A invenção do CAU/SC impõe aos arquitetos catarinenses reflexões sobre o significado e importância de seu papel, enquanto categoria profissional, que alerta a sociedade quanto à necessidade de qualificação das soluções físico-espaciais, em todas as escalas territoriais, urbanas e arquitetônicas, considerando os desafios ampliados pela diversidade das dimensões continentais brasileira, impondo novas responsabilidade aos governantes, históricamente, sem nenhum compromisso com a qualidade da configuração do espaço físico brasileiro.

É da formação e da competência do arquiteto projetar, este é o papel que se espera deste profissional. Projetar significa propor soluções essencialmente formais, que carregam consigo desempenhos variados, como resposta a diferentes expectativas ou demandas. Ter ciência dos significados das nossas propostas, das nossas soluções e de como isto afeta a sociedade nas suas mais diversas expectativas (econômicas, culturais, sociais, estéticas, ambientais, entre outras) deve ser a busca prioritária. Ao que parece, em um sentido contrário à lógica, os arquitetos têm abandonado este universo da sua competência.

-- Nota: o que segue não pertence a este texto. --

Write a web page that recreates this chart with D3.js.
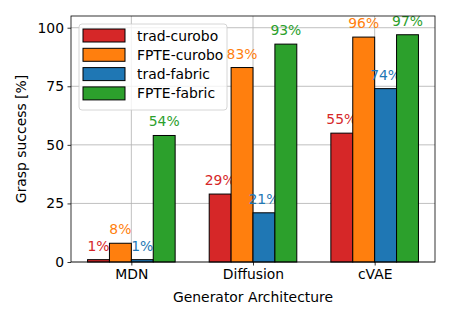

“A área profissional da Arquitetura e do Urbanismo tem, na maioria das vezes, se limitado a procurar conhecimentos que guiem suas ações em outras disciplinas, abandonando seu método próprio e mesmo a reflexão sobre sua forma de atuação. Acreditamos que a contribuição do profissional arquiteto na formação de um corpo de conhecimento interdisciplinar sobre o meio urbano pressupõe tanto o diálogo com outros campos de conhecimento quanto a reflexão a partir de suas práticas e métodos. Somente desse modo o conhecimento pode efetivar-se como guia da atividade prática, e a prática realizar seu papel de verificação do conhecimento em todas as suas etapas de evolução.” (REIS, 2008, p. 5).

Pensar o espaço construído, no âmbito de atuação dos arquitetos, passa por uma reflexão espacial sobre a configuração do território, da cidade e de suas arquiteturas. Embora os agentes possam ser econômicos, políticos ou sociais, os impactos sobre o meio ambiente são físicos, formais e espaciais.

Não existe modo de pensar a preservação do meio ambiente sem pensar nas estratégias espaciais para a cidade em suas diversas escalas. As críticas e o chamamento para a gestão espacial da cidade deve se estender ao universo de todos os arquitetos. Incluem-se aí os profissionais de planejamento municipal, os ditos “do mercado”, os “do mercado institucional”, e também os doutos em disciplinas alheias que trocam desenhos propositivos por graficos sócio-econômicos.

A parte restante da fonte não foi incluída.